Goldman Sachs economists emphasized both the scale and unevenness of the shock: "The prolonged delay in returning to full production capacity due to damage and shut-ins will have a significant but uneven impact on GCC economies and public finances," they said. However, they also noted expectations for a robust rebound longer-term, supported by high public investment financed by a recovery in hydrocarbon revenues and high government savings.
Inflation and fiscal pressures
Steeper oil prices are contributing to global inflationary pressures that extend to the Gulf states.

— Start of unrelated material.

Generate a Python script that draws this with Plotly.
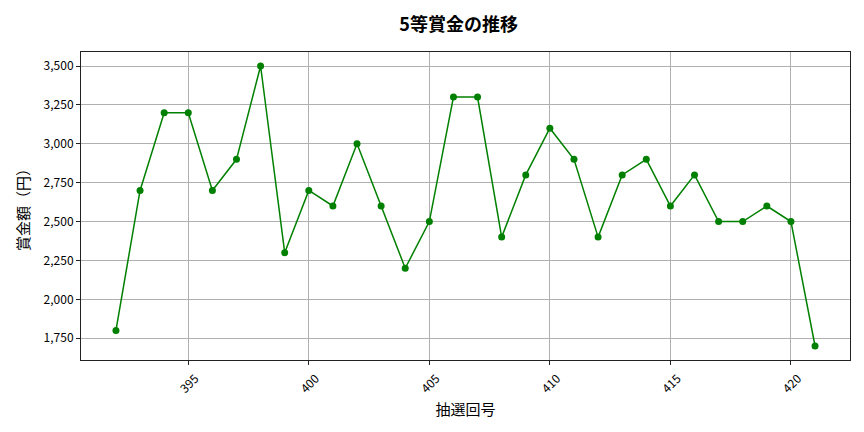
import plotly.graph_objects as go

draws = list(range(392, 422))
prizes = [1800, 2700, 3200, 3200, 2700, 2900, 3500, 2300, 2700, 2600,
          3000, 2600, 2200, 2500, 3300, 3300, 2400, 2800, 3100, 2900,
          2400, 2800, 2900, 2600, 2800, 2500, 2500, 2600, 2500, 1700]
x_ticks = [395, 400, 405, 410, 415, 420]
y_ticks = [1750, 2000, 2250, 2500, 2750, 3000, 3250, 3500]

font = "Noto Sans CJK JP"
W, H = 864, 432

fig = go.Figure()
fig.add_trace(go.Scatter(
    x=draws, y=prizes, mode="lines+markers",
    line=dict(color="green", width=1.5),
    marker=dict(color="green", size=7),
))

fig.update_layout(
    width=W, height=H,
    margin=dict(l=73, r=22, t=44, b=80, autoexpand=False),
    paper_bgcolor="white", plot_bgcolor="white",
    font=dict(family=font, color="black", size=12),
    showlegend=False,
    title=dict(text="<b>5等賞金の推移</b>", x=0.491, xanchor="center", xref="paper",
               y=1 - 17 / H, yanchor="middle", font=dict(size=18, family=font)),
    xaxis=dict(
        range=[390.55, 422.45], tickvals=x_ticks, tickangle=-45,
        ticklabelshift=7, ticklabelstandoff=2,
        showgrid=True, gridcolor="#b0b0b0", gridwidth=0.8,
        showline=True, linecolor="#222", linewidth=1, mirror=True,
        ticks="outside", ticklen=4, tickcolor="#222", zeroline=False,
        title=dict(text="抽選回号", font=dict(size=15), standoff=9),
    ),
    yaxis=dict(
        range=[1610, 3590], tickvals=y_ticks, tickformat=",",
        showgrid=True, gridcolor="#b0b0b0", gridwidth=0.8,
        showline=True, linecolor="#222", linewidth=1, mirror=True,
        ticks="outside", ticklen=4, tickcolor="#222", zeroline=False,
        title=dict(text="賞金額（円）", font=dict(size=15), standoff=10),
    ),
)

fig.write_html("out.html")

Poll medians project higher inflation in several countries for 2026 compared with January forecasts:
- Bahrain: 2.4% (up from a 1.4% forecast in January)
- UAE: 2.6% (versus 1.9% previously)
- Qatar: 2.6% (versus 2.0% previously)
- Kuwait: 2.9% (versus 2.3% previously)
- Oman: 1.7% (versus 1.4% previously)
- Saudi Arabia: 2.0% (forecast unchanged)
Higher inflation, combined with lower hydrocarbon output and repair costs, could strain public finances unevenly across the region.
Market and sector implications
The immediate shock is concentrated in energy production and transport, with knock-on effects for tourism, retail and other services in which the Gulf had seen rapid growth. Public investment is expected to play a central role in the recovery, while fiscal buffers and government savings will be important to manage the uneven impact on public finances.
Conclusion
The poll of 18 economists indicates the Gulf is facing a deep, energy-driven recession in 2026 with a potential for a strong rebound in 2027 if the conflict ends and damaged infrastructure is repaired. The scale of the downturn and the uneven recovery underscore the importance of both restoring energy capacity and addressing the hit to non-oil sectors such as tourism and retail.